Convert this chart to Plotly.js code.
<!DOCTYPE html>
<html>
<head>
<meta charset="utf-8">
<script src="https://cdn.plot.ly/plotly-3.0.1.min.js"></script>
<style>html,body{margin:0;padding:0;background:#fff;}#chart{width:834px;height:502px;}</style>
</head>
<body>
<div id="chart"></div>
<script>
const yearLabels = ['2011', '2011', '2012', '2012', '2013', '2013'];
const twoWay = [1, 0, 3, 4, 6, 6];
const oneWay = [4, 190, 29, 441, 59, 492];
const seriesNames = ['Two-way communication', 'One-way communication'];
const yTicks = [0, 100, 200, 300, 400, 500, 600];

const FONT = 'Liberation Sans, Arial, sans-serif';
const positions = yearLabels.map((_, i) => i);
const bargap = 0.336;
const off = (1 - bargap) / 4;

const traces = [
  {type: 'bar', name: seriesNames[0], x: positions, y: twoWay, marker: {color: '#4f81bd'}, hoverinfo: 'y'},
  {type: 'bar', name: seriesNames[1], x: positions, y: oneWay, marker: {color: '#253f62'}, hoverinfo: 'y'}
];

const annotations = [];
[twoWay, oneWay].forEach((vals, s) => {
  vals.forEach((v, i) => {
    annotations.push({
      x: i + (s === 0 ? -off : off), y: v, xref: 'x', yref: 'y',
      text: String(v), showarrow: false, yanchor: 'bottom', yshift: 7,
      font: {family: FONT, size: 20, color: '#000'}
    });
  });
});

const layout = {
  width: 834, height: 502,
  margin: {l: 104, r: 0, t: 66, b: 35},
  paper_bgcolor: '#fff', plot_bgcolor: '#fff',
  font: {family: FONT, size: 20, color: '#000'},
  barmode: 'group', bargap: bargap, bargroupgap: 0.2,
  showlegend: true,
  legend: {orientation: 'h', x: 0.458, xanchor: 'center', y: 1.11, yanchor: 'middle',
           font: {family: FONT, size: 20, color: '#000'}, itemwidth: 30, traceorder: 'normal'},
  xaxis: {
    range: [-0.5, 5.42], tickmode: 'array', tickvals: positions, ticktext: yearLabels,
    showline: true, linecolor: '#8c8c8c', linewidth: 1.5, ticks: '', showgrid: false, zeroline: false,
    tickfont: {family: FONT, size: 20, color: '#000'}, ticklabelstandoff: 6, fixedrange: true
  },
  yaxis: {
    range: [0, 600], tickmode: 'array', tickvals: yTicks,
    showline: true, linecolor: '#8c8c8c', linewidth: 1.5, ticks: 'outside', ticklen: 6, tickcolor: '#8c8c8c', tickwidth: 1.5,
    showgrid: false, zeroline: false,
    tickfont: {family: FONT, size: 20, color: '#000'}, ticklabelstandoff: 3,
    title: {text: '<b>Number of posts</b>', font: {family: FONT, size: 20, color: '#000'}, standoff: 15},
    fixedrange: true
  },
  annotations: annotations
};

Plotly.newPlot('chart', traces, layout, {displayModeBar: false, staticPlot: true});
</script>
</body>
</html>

☆ ☆ ☆

Task directions: Only the lines from the opening of the material through the line with "const off = (1 - bargap) / 4;" should be echoed, exactly as written.

Task answer:
Convert this chart to Plotly.js code.
<!DOCTYPE html>
<html>
<head>
<meta charset="utf-8">
<script src="https://cdn.plot.ly/plotly-3.0.1.min.js"></script>
<style>html,body{margin:0;padding:0;background:#fff;}#chart{width:834px;height:502px;}</style>
</head>
<body>
<div id="chart"></div>
<script>
const yearLabels = ['2011', '2011', '2012', '2012', '2013', '2013'];
const twoWay = [1, 0, 3, 4, 6, 6];
const oneWay = [4, 190, 29, 441, 59, 492];
const seriesNames = ['Two-way communication', 'One-way communication'];
const yTicks = [0, 100, 200, 300, 400, 500, 600];

const FONT = 'Liberation Sans, Arial, sans-serif';
const positions = yearLabels.map((_, i) => i);
const bargap = 0.336;
const off = (1 - bargap) / 4;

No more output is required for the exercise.